Open surgery: Open surgical methods include open tenotomy with the removal of abnormal necrotic tissue, resection of the inferior pole of the patella, and removal of abnormal tissue and fat pad detachment from the posterior aspect of the patellar tendon [69]. Bahr R et al., compared the open surgical technique with the eccentric training program in 35 athletes with severe PT [70]. The eccentric training group performed the eccentric decline squat for 12 weeks on a 25° decline board. Extra weight was added during the squat to achieve a pain level of 4-5 in the VAS scale. The surgical group underwent full thickness wedge excision. A well defined rehabilitation program, which included a 25° decline squat from week six onwards, was implemented in the surgical group. However, no extra weight was added during rehabilitation. A 12-month follow-up showed no differences between the groups in the VISA-P scale. The VISA-P score increased from 29±16 to 66±29 in the eccentric group and from 31±15 to 73±20 in the surgical group. A recent systematic review reported a success rate of 87% for open surgical method and 91% for the arthroscopic procedure [71]. The time period required for return to sports activity was 3.9 months for the arthroscopic group and 8.3 months for the open surgery group. The average rate of return to sports was 82.3% and 78.4% after arthroscopy and open surgery, respectively [71]. Although the clinical score was better in patients who had undergone the open procedure with bony patellar resection, the time to return to sports was longer inthose who had undergone the procedure without bony patellar resection. No difference was reported in the rate of return to sports. However, in the case of arthroscopy, the subjects who had undergone resection of the inferior pole of the patella showed a better rate of return to sports than those without resection. The clinical score and the time to return to sports were similar in both groups [71].

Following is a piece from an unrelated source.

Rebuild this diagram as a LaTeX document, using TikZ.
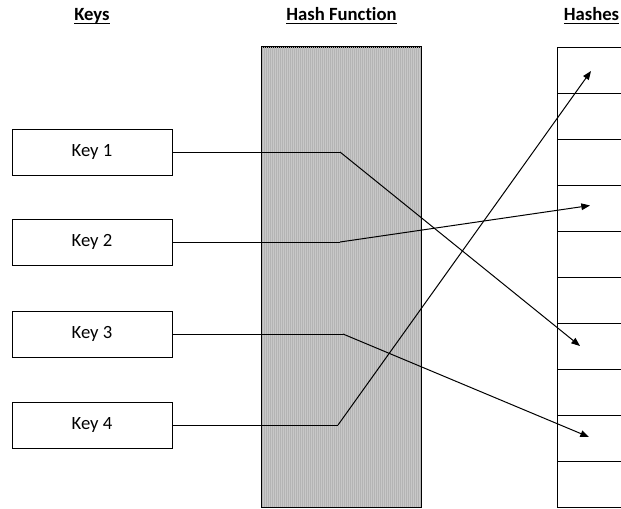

Arthroscopy: First described by Romeo and Larson, arthroscopy is a safe and minimally invasive technique for the treatment of PT. It presents reduced post operative pain and knee stiffness, and patients can return to activities faster than those who underwent the open procedure. The arthroscopic procedure includes arthroscopic shaving, release of post paratenon and bony denervation and resectioning of the inferior pole of the patella [21,43,69,72]. Willberg L et al., compared the arthroscopic shaving technique with sclerosing injection in 45 patients in a randomised control trial [43]. No specific rehabilitation protocol was given for both groups, and the patients were advised to progress to full tendon loading after two weeks. A 12 month follow-up confirmed the superiority of arthroscopic shaving in terms of the VAS score. The VAS score improved from 69±17 to 41±29 in the injection group and from 77±14 to 13±19 in the arthroscopic shaving group.


Patellar tendinitis or jumper’s knee is common in jumping athletes and in those who play sports that involves jumping activities. It is a degenerative condition rather than an inflammatory condition. Conservative management consists of eccentric exercises, which give good results. Other treatment options such as ESWT and injection therapies, including PRP and hyaluronic acid injection, also provide promising results. When conservative treatment fails, surgical management is recommended. Although both open and arthroscopic surgeries provide good results, the arthroscopic method is more recommended because it provides faster recovery and faster return to sports activities.